Your task
Skip all pictures, then copy the lines from the start of the data through the line with "0.06, 0.07, 0.08]", keeping both ends.

═════ Source excerpt

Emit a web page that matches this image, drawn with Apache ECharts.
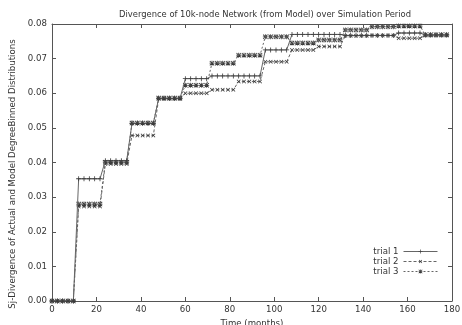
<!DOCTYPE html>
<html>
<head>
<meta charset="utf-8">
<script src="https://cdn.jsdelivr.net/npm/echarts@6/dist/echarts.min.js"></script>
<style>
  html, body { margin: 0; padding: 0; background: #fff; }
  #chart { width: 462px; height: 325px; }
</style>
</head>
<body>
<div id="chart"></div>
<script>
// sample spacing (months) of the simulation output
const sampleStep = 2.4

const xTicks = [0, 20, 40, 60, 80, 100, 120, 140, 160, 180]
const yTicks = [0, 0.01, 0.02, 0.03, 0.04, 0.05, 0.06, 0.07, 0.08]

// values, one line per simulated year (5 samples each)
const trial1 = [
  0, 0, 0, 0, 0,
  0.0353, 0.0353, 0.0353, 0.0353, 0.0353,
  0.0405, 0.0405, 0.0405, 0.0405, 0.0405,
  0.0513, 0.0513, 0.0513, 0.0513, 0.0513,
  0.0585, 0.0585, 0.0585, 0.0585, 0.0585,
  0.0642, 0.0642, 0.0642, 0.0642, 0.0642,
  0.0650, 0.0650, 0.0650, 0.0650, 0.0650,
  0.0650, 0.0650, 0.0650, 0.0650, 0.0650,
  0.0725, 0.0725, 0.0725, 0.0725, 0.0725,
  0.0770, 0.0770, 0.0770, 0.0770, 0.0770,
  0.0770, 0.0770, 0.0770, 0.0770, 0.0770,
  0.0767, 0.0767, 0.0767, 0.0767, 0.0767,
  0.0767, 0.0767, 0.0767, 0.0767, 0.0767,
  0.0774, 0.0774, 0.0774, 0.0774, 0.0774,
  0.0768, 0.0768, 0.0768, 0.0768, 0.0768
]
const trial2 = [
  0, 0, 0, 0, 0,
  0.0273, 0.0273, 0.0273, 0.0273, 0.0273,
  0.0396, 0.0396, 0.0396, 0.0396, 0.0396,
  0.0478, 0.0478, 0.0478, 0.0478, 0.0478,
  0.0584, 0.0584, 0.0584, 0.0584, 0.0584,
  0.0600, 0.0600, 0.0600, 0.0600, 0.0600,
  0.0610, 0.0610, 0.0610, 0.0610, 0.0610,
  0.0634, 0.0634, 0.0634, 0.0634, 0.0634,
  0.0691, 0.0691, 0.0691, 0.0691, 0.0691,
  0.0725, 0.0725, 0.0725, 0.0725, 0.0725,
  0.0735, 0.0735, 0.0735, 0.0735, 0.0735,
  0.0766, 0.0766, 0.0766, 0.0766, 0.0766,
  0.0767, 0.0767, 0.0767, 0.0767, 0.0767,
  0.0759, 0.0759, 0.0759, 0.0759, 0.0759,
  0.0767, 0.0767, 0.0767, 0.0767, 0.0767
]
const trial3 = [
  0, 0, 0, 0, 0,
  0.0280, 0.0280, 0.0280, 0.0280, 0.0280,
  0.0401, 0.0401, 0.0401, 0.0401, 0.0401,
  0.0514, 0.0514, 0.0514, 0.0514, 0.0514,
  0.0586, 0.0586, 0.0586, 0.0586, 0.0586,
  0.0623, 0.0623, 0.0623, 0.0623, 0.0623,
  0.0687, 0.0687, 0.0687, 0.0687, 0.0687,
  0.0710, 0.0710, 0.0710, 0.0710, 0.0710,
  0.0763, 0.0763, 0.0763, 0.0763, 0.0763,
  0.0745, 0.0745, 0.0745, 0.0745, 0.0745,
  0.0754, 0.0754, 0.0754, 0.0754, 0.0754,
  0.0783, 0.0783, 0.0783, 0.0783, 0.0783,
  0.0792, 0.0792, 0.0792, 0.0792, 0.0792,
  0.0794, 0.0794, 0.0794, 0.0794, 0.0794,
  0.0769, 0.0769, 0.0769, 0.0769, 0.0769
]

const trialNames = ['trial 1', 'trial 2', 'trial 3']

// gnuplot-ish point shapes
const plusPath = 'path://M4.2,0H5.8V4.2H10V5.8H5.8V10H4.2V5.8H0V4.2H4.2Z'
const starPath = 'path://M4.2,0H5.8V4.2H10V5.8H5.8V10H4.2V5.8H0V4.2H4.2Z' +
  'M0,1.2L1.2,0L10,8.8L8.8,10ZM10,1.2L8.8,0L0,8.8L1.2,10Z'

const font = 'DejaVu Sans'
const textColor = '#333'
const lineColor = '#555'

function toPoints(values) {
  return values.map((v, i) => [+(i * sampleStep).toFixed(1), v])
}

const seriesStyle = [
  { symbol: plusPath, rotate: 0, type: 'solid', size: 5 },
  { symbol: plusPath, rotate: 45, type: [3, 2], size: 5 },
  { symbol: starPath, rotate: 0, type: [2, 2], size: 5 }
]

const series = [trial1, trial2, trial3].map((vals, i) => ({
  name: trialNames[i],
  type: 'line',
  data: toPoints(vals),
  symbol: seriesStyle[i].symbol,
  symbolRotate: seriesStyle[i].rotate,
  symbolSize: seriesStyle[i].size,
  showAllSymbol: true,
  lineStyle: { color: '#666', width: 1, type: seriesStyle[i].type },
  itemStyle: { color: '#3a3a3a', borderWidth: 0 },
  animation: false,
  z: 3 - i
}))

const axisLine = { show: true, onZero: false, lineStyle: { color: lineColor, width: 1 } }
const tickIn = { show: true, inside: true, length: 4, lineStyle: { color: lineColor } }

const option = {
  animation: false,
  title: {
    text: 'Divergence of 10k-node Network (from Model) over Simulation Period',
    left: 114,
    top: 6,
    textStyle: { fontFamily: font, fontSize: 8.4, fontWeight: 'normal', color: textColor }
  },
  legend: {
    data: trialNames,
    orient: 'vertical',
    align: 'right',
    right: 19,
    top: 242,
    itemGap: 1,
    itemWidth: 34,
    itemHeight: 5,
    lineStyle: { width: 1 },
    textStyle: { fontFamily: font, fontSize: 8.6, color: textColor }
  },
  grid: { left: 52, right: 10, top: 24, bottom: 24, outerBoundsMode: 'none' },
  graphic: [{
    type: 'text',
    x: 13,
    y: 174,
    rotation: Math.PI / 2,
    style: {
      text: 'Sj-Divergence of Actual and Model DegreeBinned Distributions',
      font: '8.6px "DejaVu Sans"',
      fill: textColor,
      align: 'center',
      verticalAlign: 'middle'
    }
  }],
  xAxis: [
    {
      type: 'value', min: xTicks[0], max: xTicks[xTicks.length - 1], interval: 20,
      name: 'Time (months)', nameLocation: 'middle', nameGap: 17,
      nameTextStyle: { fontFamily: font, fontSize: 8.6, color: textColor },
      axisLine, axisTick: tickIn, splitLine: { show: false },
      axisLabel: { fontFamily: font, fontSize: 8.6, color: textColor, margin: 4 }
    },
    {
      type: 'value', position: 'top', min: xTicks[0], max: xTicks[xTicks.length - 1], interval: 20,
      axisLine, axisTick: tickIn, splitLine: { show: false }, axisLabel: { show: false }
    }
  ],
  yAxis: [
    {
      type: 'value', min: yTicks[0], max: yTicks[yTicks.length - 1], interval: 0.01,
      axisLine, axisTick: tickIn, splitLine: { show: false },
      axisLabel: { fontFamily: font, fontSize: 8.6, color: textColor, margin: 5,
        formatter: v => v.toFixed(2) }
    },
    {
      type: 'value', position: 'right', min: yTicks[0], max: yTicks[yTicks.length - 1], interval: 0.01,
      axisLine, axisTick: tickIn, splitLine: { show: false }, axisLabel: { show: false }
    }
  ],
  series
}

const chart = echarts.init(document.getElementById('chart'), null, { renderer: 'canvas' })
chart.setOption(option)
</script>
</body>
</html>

══════════

Problem solution
Emit a web page that matches this image, drawn with Apache ECharts.
<!DOCTYPE html>
<html>
<head>
<meta charset="utf-8">
<script src="https://cdn.jsdelivr.net/npm/echarts@6/dist/echarts.min.js"></script>
<style>
  html, body { margin: 0; padding: 0; background: #fff; }
  #chart { width: 462px; height: 325px; }
</style>
</head>
<body>
<div id="chart"></div>
<script>
// sample spacing (months) of the simulation output
const sampleStep = 2.4

const xTicks = [0, 20, 40, 60, 80, 100, 120, 140, 160, 180]
const yTicks = [0, 0.01, 0.02, 0.03, 0.04, 0.05, 0.06, 0.07, 0.08]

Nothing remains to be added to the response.